(Records with drawing code)
* * * *

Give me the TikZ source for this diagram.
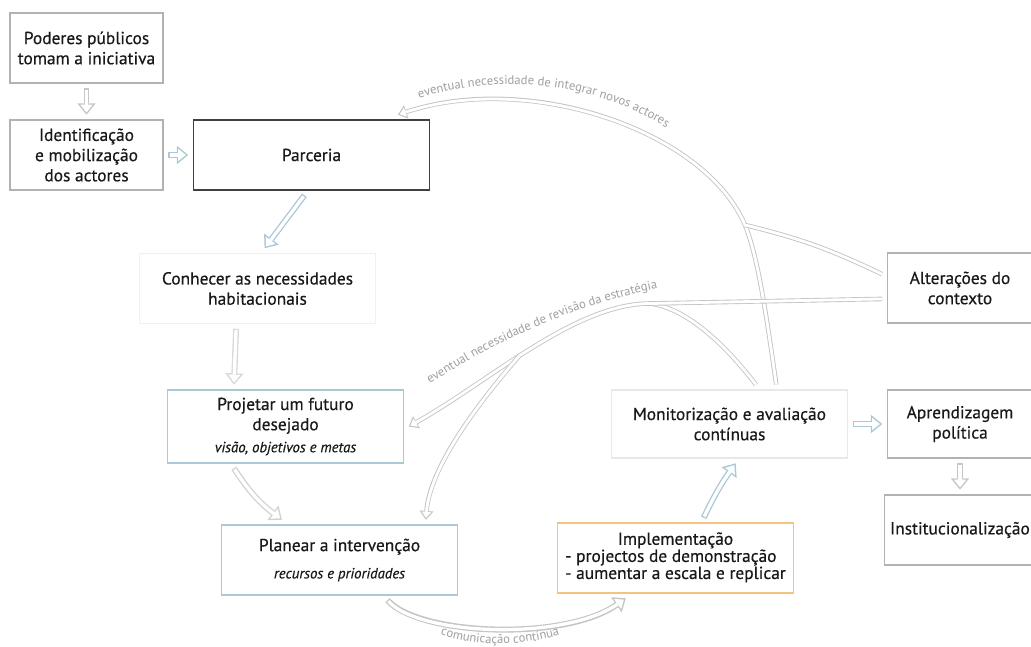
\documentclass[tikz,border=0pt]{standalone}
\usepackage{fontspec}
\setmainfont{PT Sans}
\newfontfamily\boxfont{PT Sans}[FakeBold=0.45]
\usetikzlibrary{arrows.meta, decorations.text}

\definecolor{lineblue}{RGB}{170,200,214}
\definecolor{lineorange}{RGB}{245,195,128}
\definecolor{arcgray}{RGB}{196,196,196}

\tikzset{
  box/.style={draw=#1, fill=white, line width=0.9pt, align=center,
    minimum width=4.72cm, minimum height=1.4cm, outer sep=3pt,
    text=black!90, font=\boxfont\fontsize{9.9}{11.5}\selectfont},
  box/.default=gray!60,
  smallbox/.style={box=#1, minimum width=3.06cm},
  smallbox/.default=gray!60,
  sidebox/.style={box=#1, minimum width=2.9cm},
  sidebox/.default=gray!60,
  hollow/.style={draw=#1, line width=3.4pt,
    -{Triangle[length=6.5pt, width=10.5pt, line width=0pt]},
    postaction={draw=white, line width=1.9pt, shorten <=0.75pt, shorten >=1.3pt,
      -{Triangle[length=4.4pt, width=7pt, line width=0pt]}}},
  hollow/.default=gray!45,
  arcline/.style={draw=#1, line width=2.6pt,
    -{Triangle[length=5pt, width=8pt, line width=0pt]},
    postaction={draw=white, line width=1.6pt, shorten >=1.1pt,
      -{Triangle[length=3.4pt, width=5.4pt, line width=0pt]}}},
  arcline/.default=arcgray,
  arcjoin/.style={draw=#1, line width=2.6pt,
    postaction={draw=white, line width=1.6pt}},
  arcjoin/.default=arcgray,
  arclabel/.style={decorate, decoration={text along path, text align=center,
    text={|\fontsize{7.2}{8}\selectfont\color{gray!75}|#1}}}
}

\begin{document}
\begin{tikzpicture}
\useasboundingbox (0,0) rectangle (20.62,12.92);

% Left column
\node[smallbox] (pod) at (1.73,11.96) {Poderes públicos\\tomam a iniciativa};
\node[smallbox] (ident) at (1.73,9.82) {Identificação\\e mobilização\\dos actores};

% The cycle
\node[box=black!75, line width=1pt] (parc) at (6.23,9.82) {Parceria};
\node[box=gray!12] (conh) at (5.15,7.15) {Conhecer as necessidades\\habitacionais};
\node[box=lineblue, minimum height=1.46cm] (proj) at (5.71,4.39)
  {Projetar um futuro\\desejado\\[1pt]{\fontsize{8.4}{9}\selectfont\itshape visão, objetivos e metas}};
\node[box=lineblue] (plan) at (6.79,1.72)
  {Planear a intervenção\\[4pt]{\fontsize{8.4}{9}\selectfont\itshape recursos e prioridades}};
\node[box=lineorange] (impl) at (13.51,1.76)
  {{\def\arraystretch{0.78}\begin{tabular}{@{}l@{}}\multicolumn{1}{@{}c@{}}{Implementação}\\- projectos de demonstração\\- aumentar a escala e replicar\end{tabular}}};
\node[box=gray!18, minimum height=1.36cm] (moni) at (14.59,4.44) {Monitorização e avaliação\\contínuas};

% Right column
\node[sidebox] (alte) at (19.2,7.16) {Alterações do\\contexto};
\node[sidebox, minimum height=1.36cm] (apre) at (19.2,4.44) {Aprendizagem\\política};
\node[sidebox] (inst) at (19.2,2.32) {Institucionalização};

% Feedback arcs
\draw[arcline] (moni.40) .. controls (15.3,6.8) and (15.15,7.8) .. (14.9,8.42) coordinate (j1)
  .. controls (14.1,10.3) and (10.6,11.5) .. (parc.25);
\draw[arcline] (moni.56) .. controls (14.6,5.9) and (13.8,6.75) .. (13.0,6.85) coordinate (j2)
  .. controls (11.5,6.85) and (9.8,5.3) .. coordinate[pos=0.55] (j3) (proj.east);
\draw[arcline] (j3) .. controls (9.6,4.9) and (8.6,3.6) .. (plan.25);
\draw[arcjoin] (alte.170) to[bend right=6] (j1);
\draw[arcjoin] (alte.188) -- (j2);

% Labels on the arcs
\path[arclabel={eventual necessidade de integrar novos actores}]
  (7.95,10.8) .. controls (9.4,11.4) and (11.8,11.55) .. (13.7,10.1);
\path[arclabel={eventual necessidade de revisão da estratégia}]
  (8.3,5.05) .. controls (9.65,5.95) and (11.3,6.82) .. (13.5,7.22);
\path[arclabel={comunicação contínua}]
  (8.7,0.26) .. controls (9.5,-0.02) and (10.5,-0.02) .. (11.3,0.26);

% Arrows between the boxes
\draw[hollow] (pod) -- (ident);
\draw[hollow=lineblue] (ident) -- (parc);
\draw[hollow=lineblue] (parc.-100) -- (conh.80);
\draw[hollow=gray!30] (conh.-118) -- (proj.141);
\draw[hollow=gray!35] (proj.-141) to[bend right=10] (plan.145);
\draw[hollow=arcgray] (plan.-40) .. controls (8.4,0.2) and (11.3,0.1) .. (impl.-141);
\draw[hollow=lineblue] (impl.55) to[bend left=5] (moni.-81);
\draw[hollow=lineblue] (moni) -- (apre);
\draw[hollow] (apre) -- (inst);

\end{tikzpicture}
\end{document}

* * * *

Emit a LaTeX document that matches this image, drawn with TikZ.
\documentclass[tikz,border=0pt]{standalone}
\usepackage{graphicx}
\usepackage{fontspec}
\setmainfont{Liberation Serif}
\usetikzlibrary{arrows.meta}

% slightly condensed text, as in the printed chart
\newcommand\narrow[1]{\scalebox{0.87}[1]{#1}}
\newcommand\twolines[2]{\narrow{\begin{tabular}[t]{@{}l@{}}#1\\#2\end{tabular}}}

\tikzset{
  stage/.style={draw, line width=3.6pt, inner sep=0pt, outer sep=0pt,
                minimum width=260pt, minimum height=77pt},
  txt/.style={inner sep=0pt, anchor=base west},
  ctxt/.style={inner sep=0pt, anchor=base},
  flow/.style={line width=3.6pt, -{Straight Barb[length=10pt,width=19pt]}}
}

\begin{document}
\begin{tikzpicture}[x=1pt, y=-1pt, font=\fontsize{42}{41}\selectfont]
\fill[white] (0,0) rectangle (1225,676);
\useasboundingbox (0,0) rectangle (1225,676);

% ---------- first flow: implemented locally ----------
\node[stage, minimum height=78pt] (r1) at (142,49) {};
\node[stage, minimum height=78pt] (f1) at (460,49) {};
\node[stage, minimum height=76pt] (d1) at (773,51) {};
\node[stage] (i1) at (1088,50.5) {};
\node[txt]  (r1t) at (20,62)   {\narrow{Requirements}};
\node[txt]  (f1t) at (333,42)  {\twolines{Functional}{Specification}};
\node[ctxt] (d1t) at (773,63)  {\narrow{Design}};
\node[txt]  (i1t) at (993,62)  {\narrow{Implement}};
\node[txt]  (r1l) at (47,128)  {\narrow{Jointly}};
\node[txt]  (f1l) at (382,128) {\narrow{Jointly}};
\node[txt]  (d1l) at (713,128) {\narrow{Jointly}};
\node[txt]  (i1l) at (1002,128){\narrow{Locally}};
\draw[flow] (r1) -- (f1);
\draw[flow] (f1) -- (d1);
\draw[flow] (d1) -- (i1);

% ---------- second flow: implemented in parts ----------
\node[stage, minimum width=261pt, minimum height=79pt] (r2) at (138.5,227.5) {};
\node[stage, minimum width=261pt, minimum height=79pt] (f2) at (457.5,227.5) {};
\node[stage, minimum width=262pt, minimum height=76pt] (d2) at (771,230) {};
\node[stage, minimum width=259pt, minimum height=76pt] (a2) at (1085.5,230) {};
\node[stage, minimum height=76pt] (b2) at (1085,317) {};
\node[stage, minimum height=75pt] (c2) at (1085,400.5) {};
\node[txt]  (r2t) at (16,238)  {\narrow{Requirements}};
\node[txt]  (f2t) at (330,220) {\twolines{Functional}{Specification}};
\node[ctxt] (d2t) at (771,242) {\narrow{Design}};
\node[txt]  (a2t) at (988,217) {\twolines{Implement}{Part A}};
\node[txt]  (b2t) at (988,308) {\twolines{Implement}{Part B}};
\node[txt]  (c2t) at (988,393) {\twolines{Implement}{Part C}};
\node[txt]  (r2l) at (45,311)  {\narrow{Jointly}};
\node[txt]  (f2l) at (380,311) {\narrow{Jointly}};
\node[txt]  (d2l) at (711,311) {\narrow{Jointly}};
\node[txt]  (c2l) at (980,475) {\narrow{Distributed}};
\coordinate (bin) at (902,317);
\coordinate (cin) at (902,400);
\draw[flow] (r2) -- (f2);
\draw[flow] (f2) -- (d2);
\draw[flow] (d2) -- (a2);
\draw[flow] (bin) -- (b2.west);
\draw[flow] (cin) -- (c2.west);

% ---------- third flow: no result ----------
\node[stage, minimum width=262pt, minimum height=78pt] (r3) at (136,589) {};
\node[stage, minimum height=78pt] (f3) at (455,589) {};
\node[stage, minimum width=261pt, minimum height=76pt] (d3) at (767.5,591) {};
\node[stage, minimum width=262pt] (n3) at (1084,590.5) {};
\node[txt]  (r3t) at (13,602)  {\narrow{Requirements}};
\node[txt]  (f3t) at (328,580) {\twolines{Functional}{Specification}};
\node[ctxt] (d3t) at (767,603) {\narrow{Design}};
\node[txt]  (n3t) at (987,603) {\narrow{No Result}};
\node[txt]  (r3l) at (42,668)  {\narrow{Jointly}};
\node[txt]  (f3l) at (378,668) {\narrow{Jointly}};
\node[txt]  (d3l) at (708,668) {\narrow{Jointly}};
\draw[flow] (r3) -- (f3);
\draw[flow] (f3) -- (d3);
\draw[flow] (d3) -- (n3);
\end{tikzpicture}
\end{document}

* * * *

EXERCISE DETAILS: Look above for the line with "Give me the TikZ source for this diagram." and the line with "(ident) at (1.73,9.82)"; set down those two lines and all lines between them exactly, without pictures and without anything else.

EXERCISE SOLUTION:
Give me the TikZ source for this diagram.
\documentclass[tikz,border=0pt]{standalone}
\usepackage{fontspec}
\setmainfont{PT Sans}
\newfontfamily\boxfont{PT Sans}[FakeBold=0.45]
\usetikzlibrary{arrows.meta, decorations.text}

\definecolor{lineblue}{RGB}{170,200,214}
\definecolor{lineorange}{RGB}{245,195,128}
\definecolor{arcgray}{RGB}{196,196,196}

\tikzset{
  box/.style={draw=#1, fill=white, line width=0.9pt, align=center,
    minimum width=4.72cm, minimum height=1.4cm, outer sep=3pt,
    text=black!90, font=\boxfont\fontsize{9.9}{11.5}\selectfont},
  box/.default=gray!60,
  smallbox/.style={box=#1, minimum width=3.06cm},
  smallbox/.default=gray!60,
  sidebox/.style={box=#1, minimum width=2.9cm},
  sidebox/.default=gray!60,
  hollow/.style={draw=#1, line width=3.4pt,
    -{Triangle[length=6.5pt, width=10.5pt, line width=0pt]},
    postaction={draw=white, line width=1.9pt, shorten <=0.75pt, shorten >=1.3pt,
      -{Triangle[length=4.4pt, width=7pt, line width=0pt]}}},
  hollow/.default=gray!45,
  arcline/.style={draw=#1, line width=2.6pt,
    -{Triangle[length=5pt, width=8pt, line width=0pt]},
    postaction={draw=white, line width=1.6pt, shorten >=1.1pt,
      -{Triangle[length=3.4pt, width=5.4pt, line width=0pt]}}},
  arcline/.default=arcgray,
  arcjoin/.style={draw=#1, line width=2.6pt,
    postaction={draw=white, line width=1.6pt}},
  arcjoin/.default=arcgray,
  arclabel/.style={decorate, decoration={text along path, text align=center,
    text={|\fontsize{7.2}{8}\selectfont\color{gray!75}|#1}}}
}

\begin{document}
\begin{tikzpicture}
\useasboundingbox (0,0) rectangle (20.62,12.92);

% Left column
\node[smallbox] (pod) at (1.73,11.96) {Poderes públicos\\tomam a iniciativa};
\node[smallbox] (ident) at (1.73,9.82) {Identificação\\e mobilização\\dos actores};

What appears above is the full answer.